### Exercise
From the listing that follows, output everything exactly except the pictures.
----------------
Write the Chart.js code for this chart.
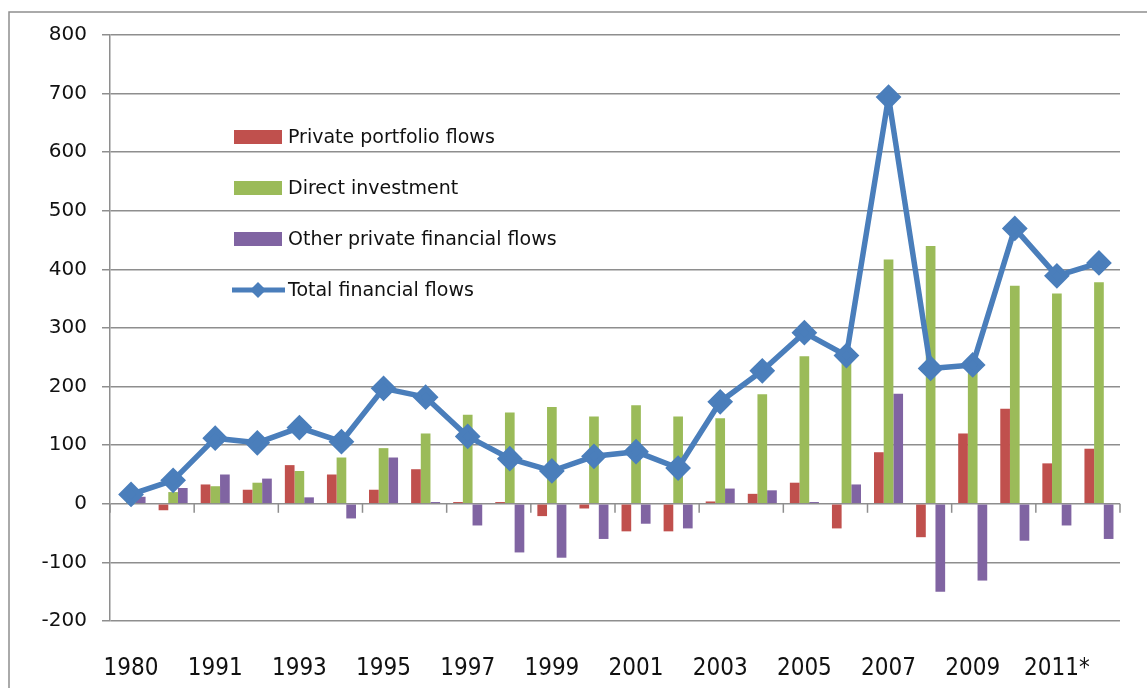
<!DOCTYPE html>
<html>
<head>
<meta charset="utf-8">
<script src="https://cdn.jsdelivr.net/npm/chart.js@4.4.1/dist/chart.umd.min.js"></script>
<style>
  html, body { margin: 0; padding: 0; background: #fff; overflow: hidden; }
  #wrap { position: relative; width: 1147px; height: 688px; }
</style>
</head>
<body>
<div id="wrap"><canvas id="flows" width="1147" height="688"></canvas></div>
<script>
// categories (only every other label is printed, like the original)
const years = ['1980', '1990', '1991', '1992', '1993', '1994', '1995', '1996', '1997', '1998',
    '1999', '2000', '2001', '2002', '2003', '2004', '2005', '2006', '2007', '2008',
    '2009', '2010', '2011*', '2012*'];

const portfolio = [0, -11, 33, 24, 66, 50, 24, 59, 3, 3, -21, -8, -47, -47, 4, 17, 36, -42, 88, -57, 120, 162, 69, 94];
const direct = [4, 20, 30, 36, 56, 79, 95, 120, 152, 156, 165, 149, 168, 149, 146, 187, 252, 246, 417, 440, 249, 372, 359, 378];
const other = [12, 27, 50, 43, 11, -25, 79, 3, -37, -83, -92, -60, -34, -42, 26, 23, 3, 33, 188, -150, -131, -63, -37, -60];
const total = [16, 40, 112, 104, 130, 106, 197, 182, 115, 77, 56, 81, 89, 61, 174, 227, 292, 253, 694, 231, 237, 470, 389, 411];

const yTicks = { min: -200, max: 800, step: 100 };

const GRID = '#8e8e8e';
const TEXT = '#111';

// outer frame of the chart object (only left/top edges are in view)
const framePlugin = {
    id: 'frame',
    beforeDraw(chart) {
        const ctx = chart.ctx;
        ctx.save();
        ctx.strokeStyle = GRID;
        ctx.lineWidth = 1.5;
        ctx.strokeRect(9, 12, 1400, 1000);
        ctx.restore();
    }
};

// tick marks on the category axis, which crosses at zero
const zeroAxisPlugin = {
    id: 'zeroAxis',
    afterDatasetsDraw(chart) {
        const x = chart.scales.x, y = chart.scales.y;
        const y0 = y.getPixelForValue(0);
        const ctx = chart.ctx;
        const half = (x.getPixelForValue(1) - x.getPixelForValue(0)) / 2;
        ctx.save();
        ctx.strokeStyle = GRID;
        ctx.lineWidth = 1.5;
        for (let i = 0; i <= years.length; i += 2) {
            const px = x.getPixelForValue(i) - half;
            ctx.beginPath();
            ctx.moveTo(px, y0);
            ctx.lineTo(px, y0 + 9);
            ctx.stroke();
        }
        ctx.restore();
    }
};

// legend sitting inside the plot, top left
const innerLegend = {
    id: 'innerLegend',
    afterDraw(chart) {
        const ctx = chart.ctx;
        const left = 234, top = 137, gap = 51;
        ctx.save();
        ctx.font = '19px "DejaVu Sans"';
        ctx.textBaseline = 'middle';
        ctx.fillStyle = TEXT;
        chart.data.datasets.forEach((ds, i) => {
            const cy = top + i * gap;
            if (ds.type === 'line') {
                ctx.strokeStyle = ds.borderColor;
                ctx.lineWidth = 5;
                ctx.beginPath();
                ctx.moveTo(left - 2, cy);
                ctx.lineTo(left + 51, cy);
                ctx.stroke();
                ctx.fillStyle = ds.borderColor;
                ctx.beginPath();
                ctx.moveTo(left + 24, cy - 8);
                ctx.lineTo(left + 32, cy);
                ctx.lineTo(left + 24, cy + 8);
                ctx.lineTo(left + 16, cy);
                ctx.closePath();
                ctx.fill();
            } else {
                ctx.fillStyle = ds.backgroundColor;
                ctx.fillRect(left, cy - 7, 48, 14);
            }
            ctx.fillStyle = TEXT;
            ctx.fillText(ds.label, left + 54, cy + 1);
        });
        ctx.restore();
    }
};

new Chart(document.getElementById('flows'), {
    data: {
        labels: years,
        datasets: [
            { type: 'bar', label: 'Private portfolio flows', data: portfolio, backgroundColor: '#C0504D', order: 1 },
            { type: 'bar', label: 'Direct investment', data: direct, backgroundColor: '#9BBB59', order: 1 },
            { type: 'bar', label: 'Other private financial flows', data: other, backgroundColor: '#8064A2', order: 1 },
            {
                type: 'line', label: 'Total financial flows', data: total,
                borderColor: '#4A7EBB', backgroundColor: '#4A7EBB', borderWidth: 5.5,
                borderJoinStyle: 'round',
                pointStyle: 'rectRot', pointRadius: 9, pointHoverRadius: 9,
                pointBackgroundColor: '#4A7EBB', pointBorderColor: '#4A7EBB',
                tension: 0, order: 0
            }
        ]
    },
    options: {
        responsive: false,
        animation: false,
        devicePixelRatio: 1,
        layout: { padding: { top: 35, right: 27, bottom: 0, left: 0 } },
        datasets: { bar: { categoryPercentage: 0.69, barPercentage: 1.0 } },
        plugins: { legend: { display: false }, tooltip: { enabled: false } },
        scales: {
            x: {
                grid: { display: false },
                border: { display: false },
                ticks: {
                    autoSkip: false, maxRotation: 0, padding: 25, color: TEXT,
                    font: { family: '"Liberation Sans Narrow", "DejaVu Sans Condensed", "Liberation Sans"', size: 24 },
                    callback: (v, i) => (i % 2 === 0 ? years[i] : '')
                },
                afterFit(scale) { scale.height = 67; }
            },
            y: {
                min: yTicks.min, max: yTicks.max,
                ticks: { stepSize: yTicks.step, padding: 15, color: TEXT, font: { family: '"DejaVu Sans"', size: 20 } },
                grid: { color: GRID, lineWidth: 1.5, tickLength: 8 },
                border: { color: GRID, width: 1.5 },
                afterFit(scale) { scale.width = 110; }
            }
        }
    },
    plugins: [framePlugin, zeroAxisPlugin, innerLegend]
});
</script>
</body>
</html>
----------------
### Written solution
Write the Chart.js code for this chart.
<!DOCTYPE html>
<html>
<head>
<meta charset="utf-8">
<script src="https://cdn.jsdelivr.net/npm/chart.js@4.4.1/dist/chart.umd.min.js"></script>
<style>
  html, body { margin: 0; padding: 0; background: #fff; overflow: hidden; }
  #wrap { position: relative; width: 1147px; height: 688px; }
</style>
</head>
<body>
<div id="wrap"><canvas id="flows" width="1147" height="688"></canvas></div>
<script>
// categories (only every other label is printed, like the original)
const years = ['1980', '1990', '1991', '1992', '1993', '1994', '1995', '1996', '1997', '1998',
    '1999', '2000', '2001', '2002', '2003', '2004', '2005', '2006', '2007', '2008',
    '2009', '2010', '2011*', '2012*'];

const portfolio = [0, -11, 33, 24, 66, 50, 24, 59, 3, 3, -21, -8, -47, -47, 4, 17, 36, -42, 88, -57, 120, 162, 69, 94];
const direct = [4, 20, 30, 36, 56, 79, 95, 120, 152, 156, 165, 149, 168, 149, 146, 187, 252, 246, 417, 440, 249, 372, 359, 378];
const other = [12, 27, 50, 43, 11, -25, 79, 3, -37, -83, -92, -60, -34, -42, 26, 23, 3, 33, 188, -150, -131, -63, -37, -60];
const total = [16, 40, 112, 104, 130, 106, 197, 182, 115, 77, 56, 81, 89, 61, 174, 227, 292, 253, 694, 231, 237, 470, 389, 411];

const yTicks = { min: -200, max: 800, step: 100 };

const GRID = '#8e8e8e';
const TEXT = '#111';

// outer frame of the chart object (only left/top edges are in view)
const framePlugin = {
    id: 'frame',
    beforeDraw(chart) {
        const ctx = chart.ctx;
        ctx.save();
        ctx.strokeStyle = GRID;
        ctx.lineWidth = 1.5;
        ctx.strokeRect(9, 12, 1400, 1000);
        ctx.restore();
    }
};

// tick marks on the category axis, which crosses at zero
const zeroAxisPlugin = {
    id: 'zeroAxis',
    afterDatasetsDraw(chart) {
        const x = chart.scales.x, y = chart.scales.y;
        const y0 = y.getPixelForValue(0);
        const ctx = chart.ctx;
        const half = (x.getPixelForValue(1) - x.getPixelForValue(0)) / 2;
        ctx.save();
        ctx.strokeStyle = GRID;
        ctx.lineWidth = 1.5;
        for (let i = 0; i <= years.length; i += 2) {
            const px = x.getPixelForValue(i) - half;
            ctx.beginPath();
            ctx.moveTo(px, y0);
            ctx.lineTo(px, y0 + 9);
            ctx.stroke();
        }
        ctx.restore();
    }
};

// legend sitting inside the plot, top left
const innerLegend = {
    id: 'innerLegend',
    afterDraw(chart) {
        const ctx = chart.ctx;
        const left = 234, top = 137, gap = 51;
        ctx.save();
        ctx.font = '19px "DejaVu Sans"';
        ctx.textBaseline = 'middle';
        ctx.fillStyle = TEXT;
        chart.data.datasets.forEach((ds, i) => {
            const cy = top + i * gap;
            if (ds.type === 'line') {
                ctx.strokeStyle = ds.borderColor;
                ctx.lineWidth = 5;
                ctx.beginPath();
                ctx.moveTo(left - 2, cy);
                ctx.lineTo(left + 51, cy);
                ctx.stroke();
                ctx.fillStyle = ds.borderColor;
                ctx.beginPath();
                ctx.moveTo(left + 24, cy - 8);
                ctx.lineTo(left + 32, cy);
                ctx.lineTo(left + 24, cy + 8);
                ctx.lineTo(left + 16, cy);
                ctx.closePath();
                ctx.fill();
            } else {
                ctx.fillStyle = ds.backgroundColor;
                ctx.fillRect(left, cy - 7, 48, 14);
            }
            ctx.fillStyle = TEXT;
            ctx.fillText(ds.label, left + 54, cy + 1);
        });
        ctx.restore();
    }
};

new Chart(document.getElementById('flows'), {
    data: {
        labels: years,
        datasets: [
            { type: 'bar', label: 'Private portfolio flows', data: portfolio, backgroundColor: '#C0504D', order: 1 },
            { type: 'bar', label: 'Direct investment', data: direct, backgroundColor: '#9BBB59', order: 1 },
            { type: 'bar', label: 'Other private financial flows', data: other, backgroundColor: '#8064A2', order: 1 },
            {
                type: 'line', label: 'Total financial flows', data: total,
                borderColor: '#4A7EBB', backgroundColor: '#4A7EBB', borderWidth: 5.5,
                borderJoinStyle: 'round',
                pointStyle: 'rectRot', pointRadius: 9, pointHoverRadius: 9,
                pointBackgroundColor: '#4A7EBB', pointBorderColor: '#4A7EBB',
                tension: 0, order: 0
            }
        ]
    },
    options: {
        responsive: false,
        animation: false,
        devicePixelRatio: 1,
        layout: { padding: { top: 35, right: 27, bottom: 0, left: 0 } },
        datasets: { bar: { categoryPercentage: 0.69, barPercentage: 1.0 } },
        plugins: { legend: { display: false }, tooltip: { enabled: false } },
        scales: {
            x: {
                grid: { display: false },
                border: { display: false },
                ticks: {
                    autoSkip: false, maxRotation: 0, padding: 25, color: TEXT,
                    font: { family: '"Liberation Sans Narrow", "DejaVu Sans Condensed", "Liberation Sans"', size: 24 },
                    callback: (v, i) => (i % 2 === 0 ? years[i] : '')
                },
                afterFit(scale) { scale.height = 67; }
            },
            y: {
                min: yTicks.min, max: yTicks.max,
                ticks: { stepSize: yTicks.step, padding: 15, color: TEXT, font: { family: '"DejaVu Sans"', size: 20 } },
                grid: { color: GRID, lineWidth: 1.5, tickLength: 8 },
                border: { color: GRID, width: 1.5 },
                afterFit(scale) { scale.width = 110; }
            }
        }
    },
    plugins: [framePlugin, zeroAxisPlugin, innerLegend]
});
</script>
</body>
</html>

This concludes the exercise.